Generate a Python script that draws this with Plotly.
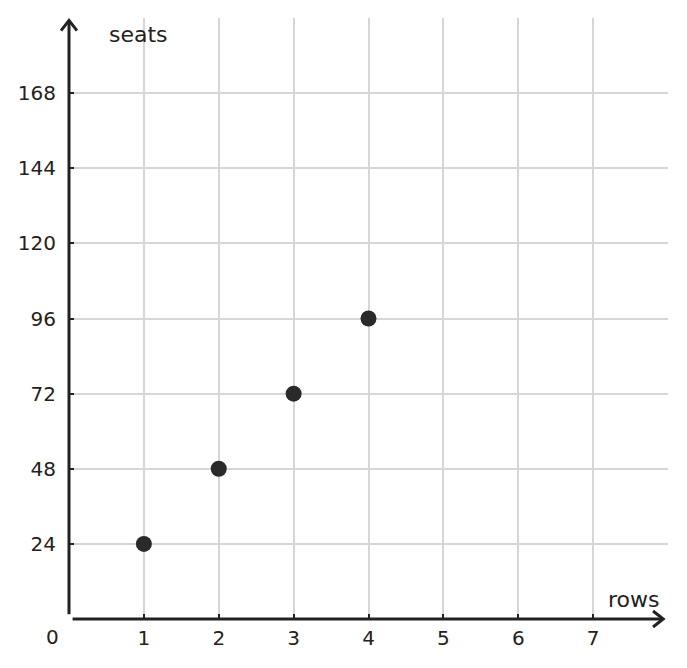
import plotly.graph_objects as go

rows = [1, 2, 3, 4]
seats = [24, 48, 72, 96]

x_ticks = [0, 1, 2, 3, 4, 5, 6, 7]
x_ticktext = ["", "1", "2", "3", "4", "5", "6", "7"]
y_ticks = [0, 24, 48, 72, 96, 120, 144, 168]
y_ticktext = ["", "24", "48", "72", "96", "120", "144", "168"]

ink = "#222222"
grid = "#d6d6d6"
font = "DejaVu Sans"

fig = go.Figure()
fig.add_trace(go.Scatter(x=rows, y=seats, mode="markers",
                         marker=dict(size=16, color="#2a2a2a"),
                         cliponaxis=False, showlegend=False))

# the page body adds an 8px margin, so the figure is shrunk to fit
fig.update_layout(
    width=671, height=652,
    margin=dict(l=58, r=11, t=10, b=40),
    plot_bgcolor="white", paper_bgcolor="white",
    font=dict(family=font, size=20, color=ink),
)
fig.update_xaxes(range=[0, 8], tickvals=x_ticks, ticktext=x_ticktext,
                 showgrid=True, gridcolor=grid, gridwidth=2,
                 zeroline=False, showline=False,
                 ticks="inside", ticklen=5, tickwidth=2, tickcolor=ink,
                 ticklabelstandoff=5)
fig.update_yaxes(range=[0, 192], tickvals=y_ticks, ticktext=y_ticktext,
                 showgrid=True, gridcolor=grid, gridwidth=2,
                 zeroline=False, showline=False,
                 ticks="inside", ticklen=5, tickwidth=2, tickcolor=ink,
                 ticklabelstandoff=12)

# axis lines with open arrow heads (paper coords)
line = dict(color=ink, width=3)
fig.add_shape(type="line", xref="paper", yref="paper",
              x0=0, y0=0.008, x1=0, y1=0.995, line=line)
fig.add_shape(type="path", xref="paper", yref="paper",
              path="M -0.0133,0.979 L 0,0.996 L 0.0133,0.979", line=line)
fig.add_shape(type="line", xref="paper", yref="paper",
              x0=0.006, y0=0, x1=0.991, y1=0, line=line)
fig.add_shape(type="path", xref="paper", yref="paper",
              path="M 0.975,0.0133 L 0.992,0 L 0.975,-0.0133", line=line)

fig.add_annotation(text="seats", xref="paper", yref="paper",
                   x=0.064, y=0.973, xanchor="left", yanchor="middle",
                   showarrow=False, font=dict(size=22, color=ink))
fig.add_annotation(text="rows", xref="paper", yref="paper",
                   x=0.988, y=0.033, xanchor="right", yanchor="middle",
                   showarrow=False, font=dict(size=22, color=ink))
fig.add_annotation(text="0", xref="paper", yref="paper",
                   x=-0.028, y=-0.03, xanchor="center", yanchor="middle",
                   showarrow=False, font=dict(size=20, color=ink))

fig.write_html("out.html")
○ ○ ○
Write out exactly the opening lines of the data, stopping after the line that holds "ticklabelstandoff=12)". Exclude pictures.

* **RESPONSE TO THE TASK**
Generate a Python script that draws this with Plotly.
import plotly.graph_objects as go

rows = [1, 2, 3, 4]
seats = [24, 48, 72, 96]

x_ticks = [0, 1, 2, 3, 4, 5, 6, 7]
x_ticktext = ["", "1", "2", "3", "4", "5", "6", "7"]
y_ticks = [0, 24, 48, 72, 96, 120, 144, 168]
y_ticktext = ["", "24", "48", "72", "96", "120", "144", "168"]

ink = "#222222"
grid = "#d6d6d6"
font = "DejaVu Sans"

fig = go.Figure()
fig.add_trace(go.Scatter(x=rows, y=seats, mode="markers",
                         marker=dict(size=16, color="#2a2a2a"),
                         cliponaxis=False, showlegend=False))

# the page body adds an 8px margin, so the figure is shrunk to fit
fig.update_layout(
    width=671, height=652,
    margin=dict(l=58, r=11, t=10, b=40),
    plot_bgcolor="white", paper_bgcolor="white",
    font=dict(family=font, size=20, color=ink),
)
fig.update_xaxes(range=[0, 8], tickvals=x_ticks, ticktext=x_ticktext,
                 showgrid=True, gridcolor=grid, gridwidth=2,
                 zeroline=False, showline=False,
                 ticks="inside", ticklen=5, tickwidth=2, tickcolor=ink,
                 ticklabelstandoff=5)
fig.update_yaxes(range=[0, 192], tickvals=y_ticks, ticktext=y_ticktext,
                 showgrid=True, gridcolor=grid, gridwidth=2,
                 zeroline=False, showline=False,
                 ticks="inside", ticklen=5, tickwidth=2, tickcolor=ink,
                 ticklabelstandoff=12)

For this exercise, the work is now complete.